次のページはカナダ在ムスリムの巻頭言、その次のページには「彼らと、悲劇の犠牲者となった全ての人々に捧げます」として、この小冊子を作成した時点でムスリムであることが確認された犠牲者の方々のお名前が列記されている。

それからいくつかのコラムと、あとは実践的なアドバイスなど。「ムスリム女性ならびにアラブ的外見の皆さんのための安全策」として、「一人で出かけない」「何かあった時のために、お互いの家を避難場所とする」「びくびくしながら歩いていると逆に危険なので、意識して胸をはって堂々と歩く」みたいなこと。

それからアフガン侵攻に対する苦言、アフガンの、主に女性を支援する団体の連絡先、推奨図書の紹介など。

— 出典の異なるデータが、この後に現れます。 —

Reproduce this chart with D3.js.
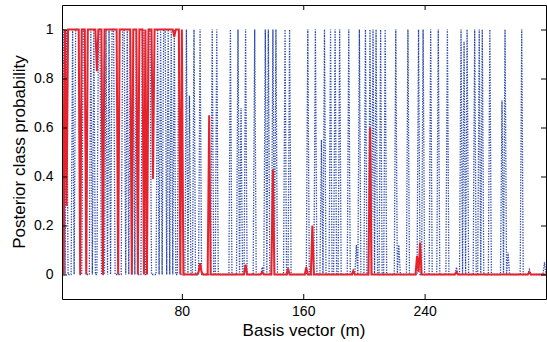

コラムのいくつかは今読んでも、何と言いますか、示唆に富んでいる。「私達のコミュニティは以前から正しい導師を必要としている、いないことはないけれど、アクセスが非常に難しい」「とにかくヘイトスピーチは絶対に拒否すること。金曜礼拝のたびにキリスト教を悪に仕立てて、キリスト教徒が大切にしている儀式や祭礼を呪うようなイマムは避けるように」「いったい『メリークリスマス』と、隣人の祝日が善いものであるよう祈るというだけのふるまいを、何度禁じれば気が済むのだろうか」

以前に、某大学の学生さんが卒論だか何だかのためにインタビューをしたい、というので協力しかけたものの、やめたことがある。この小冊子を見せたところ、「でもそういうムスリムって主流じゃないですよね」みたいな、「少数派でしょ」「一般的じゃないでしょ」みたいなことを言われて、何か無性に腹が立って依頼を断ったのだった。

彼には彼の都合があるんだろうけれど、わたしにもわたしの都合があるし、彼の都合に合わせるわけにも行かないし。一生おまえの考える「主流」で「多数派」で「一般的」なムスリムを探してろ、と思いました。おしまい。

別のところに書いたのを、こちらに保存しました。